Pour l'heure, à la patinoire, l'équipe tourne
ses derniers plans en Picardie avant de prendre la direction
de Lille. L'autochtone décide donc de ne pas laisser
passer sa chance. Heureux coup du sort, le régisseur
me demande de revenir l'après-midi, m'expliquant qu'un
complément de figuration ne serait pas malvenu.
De retour à 13 heures sonnantes, un assistant m'entraîne
donc entre câbles et projecteurs jusqu'au vestiaire
où patientent les figurants. A peine le temps de bredouiller
un maladroit bonjour à la réalisatrice, "faut
pas traîner" répète l'assistant, Delphine
me répond d'un joli sourire. Trop timide (cette maladie)

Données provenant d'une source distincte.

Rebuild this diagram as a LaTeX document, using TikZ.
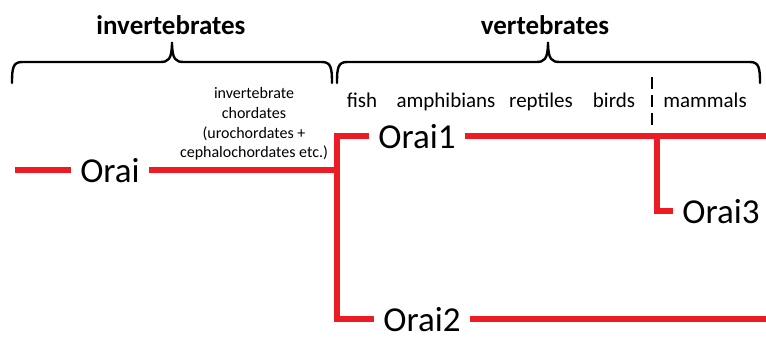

je n'aurais pas d'autre opportunité de dialoguer avec
elle. Encore un truc que je regretterais toute ma vie…
Les figurants ne devant
tourner qu'en fin d'après-midi, Stéphane, responsable
du casting me permet gentiment d'observer le tournage à
ma guise.
Ambiance à la fois onirique et burlesque. Fellini n'aurait
sans doute pas renié ce plateau. La glace est recouverte
de fumigènes, le froid évitant la dispersion
de l'épais brouillard à plus de 2 mètres
du sol, on a l'impression d'observer une étrange mer
de coton.
La caméra, le combo et plusieurs projecteurs sont au
milieu, ce qui a pour effet de transformer chaque membre de
l'équipe en apparition fantomatique.
Admiratrice de Tod
Browning, Delphine Gleize souhaiterait-elle rendre hommage
à son cinéma gothique ? La gélatine bleutée
sur certains projecteurs m'a également rappelé
l'univers de Mario Bava.
Mais n'extrapolons pas, c'est bien une scène de patinage
artistique que répète la réalisatrice
avec Clovis Cornillac et une jolie blonde, en partie cachée
sous un imper noir. Une patineuse professionnelle évolue
autour d'eux pour leur montrer les figures. Ce premier plan
est court, le comédien soulève sa partenaire
du sol puis la repose délicatement, la caméra
est toute proche.
La brume a une utilité purement esthétique,
il ne s'agira pas d'une scène de rêve contrairement
à ce que l'on aurait pu supposer. Un opérateur
m'explique d'ailleurs que les volutes blancs qui envahissent
la piste n'étaient pas prévus au départ.
Il s'agit d'une expérience. Jugeant l'effet intéressant,
la réalisatrice a décidé de le conserver.